A star studded cast can both make and break a movie. You don't have to agree, but you need only take in the entirety of Kenneth Branagh's Murder on the Orient Express to begin to believe. Sleek, well acted and written--but so overstuffed and unfocused that its who's who cast is often more distracting than they are engaging. Additionally, it's central detective's inflated ego and eccentric behavior finds itself at odds with the film's overall tone.
Having been uninitiated with the book that inspired it and the 1974 film adaptation that preceded Branagh's vision seemingly follows the tracks laid decades ago by Agatha Christie. Content aside, the film's pace is the rusty wheel keeping this from arriving at its destination in a timely manner. Opening in Jerusalem where Hercule Poirot (played by Branagh) confidently closes a case of a stolen artifact--the filmmakers' attempt at quickly establishing the detective's cocky brilliance. From there Poirot is invited to board the illustrious Orient Express on his way to his next case. On board we're introduced to a curious and diverse gaggle of characters, the seediest among them being, Samuel Ratchett (Johnny Depp). Ratchett is a criminal making a living as an art dealer who's made a number of enemies--evident in the threatening note left in his bunk. When Ratchett turns up dead after some disturbances in the night Poirot is on the case with an alarming amount of evidence to sift through.
Without much context to Christie's source material or much else in the way of marketing Murder on the Orient Express carried the air of being Clue, but on a train instead of in a swanky mansion. By all accounts Christie's vision is much more nuanced and refined, yet Branagh's rendition has moments of profound goofiness that make its Clue ties not far off-target. What really sets it apart is the writing. The cast is chock full of capable fast talking names and at times the flow is too fast for its own good and leaves some of its key points in the dust and focuses too much on the duller details.

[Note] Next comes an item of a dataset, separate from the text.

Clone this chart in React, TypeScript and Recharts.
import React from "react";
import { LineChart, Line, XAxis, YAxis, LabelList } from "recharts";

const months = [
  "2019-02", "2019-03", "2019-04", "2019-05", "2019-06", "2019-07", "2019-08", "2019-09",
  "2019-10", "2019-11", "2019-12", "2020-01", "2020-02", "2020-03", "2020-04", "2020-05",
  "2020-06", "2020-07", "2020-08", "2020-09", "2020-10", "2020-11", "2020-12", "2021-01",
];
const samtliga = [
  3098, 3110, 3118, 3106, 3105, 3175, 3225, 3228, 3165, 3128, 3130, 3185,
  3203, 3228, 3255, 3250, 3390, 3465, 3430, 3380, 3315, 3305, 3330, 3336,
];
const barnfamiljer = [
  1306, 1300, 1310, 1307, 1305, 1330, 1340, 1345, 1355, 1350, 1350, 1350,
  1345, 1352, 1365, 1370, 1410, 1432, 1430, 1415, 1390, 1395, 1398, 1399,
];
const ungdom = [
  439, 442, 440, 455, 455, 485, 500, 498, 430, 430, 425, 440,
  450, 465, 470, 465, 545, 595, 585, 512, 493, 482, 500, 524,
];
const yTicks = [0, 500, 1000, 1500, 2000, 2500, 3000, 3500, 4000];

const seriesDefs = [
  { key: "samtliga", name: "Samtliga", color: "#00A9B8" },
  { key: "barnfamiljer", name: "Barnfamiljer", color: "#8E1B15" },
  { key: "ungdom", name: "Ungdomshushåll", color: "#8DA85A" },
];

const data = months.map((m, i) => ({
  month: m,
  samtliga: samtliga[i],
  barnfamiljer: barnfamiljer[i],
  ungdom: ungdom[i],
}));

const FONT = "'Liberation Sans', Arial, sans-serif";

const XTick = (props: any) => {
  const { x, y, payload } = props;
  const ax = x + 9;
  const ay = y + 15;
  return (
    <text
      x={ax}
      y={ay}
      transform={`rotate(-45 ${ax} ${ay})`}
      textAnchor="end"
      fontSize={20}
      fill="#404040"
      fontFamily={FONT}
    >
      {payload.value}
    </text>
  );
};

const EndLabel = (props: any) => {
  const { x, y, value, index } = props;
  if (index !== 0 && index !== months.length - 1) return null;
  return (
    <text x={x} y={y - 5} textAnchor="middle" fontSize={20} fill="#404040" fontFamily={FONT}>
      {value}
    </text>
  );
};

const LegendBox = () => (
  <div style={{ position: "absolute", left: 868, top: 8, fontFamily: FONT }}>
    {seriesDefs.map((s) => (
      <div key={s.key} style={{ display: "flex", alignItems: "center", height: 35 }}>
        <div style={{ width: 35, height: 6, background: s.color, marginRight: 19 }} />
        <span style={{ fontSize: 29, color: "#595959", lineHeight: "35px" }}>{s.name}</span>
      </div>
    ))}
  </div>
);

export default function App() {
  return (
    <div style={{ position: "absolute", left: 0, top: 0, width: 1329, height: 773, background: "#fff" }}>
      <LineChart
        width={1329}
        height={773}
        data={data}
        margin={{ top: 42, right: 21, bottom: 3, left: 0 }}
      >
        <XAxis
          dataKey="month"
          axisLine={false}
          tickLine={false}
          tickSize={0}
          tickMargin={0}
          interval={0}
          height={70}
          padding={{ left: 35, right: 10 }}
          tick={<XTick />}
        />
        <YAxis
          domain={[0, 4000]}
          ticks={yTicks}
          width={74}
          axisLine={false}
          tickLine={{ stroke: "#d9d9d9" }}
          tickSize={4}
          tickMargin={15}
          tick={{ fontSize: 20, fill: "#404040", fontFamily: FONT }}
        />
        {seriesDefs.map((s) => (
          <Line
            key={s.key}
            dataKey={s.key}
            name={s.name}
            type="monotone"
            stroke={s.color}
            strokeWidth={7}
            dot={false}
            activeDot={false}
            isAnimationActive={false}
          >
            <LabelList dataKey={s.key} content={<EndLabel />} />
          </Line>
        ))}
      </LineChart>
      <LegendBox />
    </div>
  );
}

Branagh is at his best as an actor and as a director navigating the narrow space of the train. Too much time and money seems to have gone into sweeping shots of the train barreling through undeniably gorgeous landscapes when the value is clearly in the dread and quirky chemistry of the cast. There are so many personalities to unpack that each moment wasted not getting to know makes their arcs less impactful as the mystery comes to a head.
Murder on the Orient Express tries to dazzle with its flashy cast, but under-utilizes them with a well-written and tonally confused script. This is clearly an Agatha Christie novel worthy of an update, but Branagh's is often too dull to fit the bill.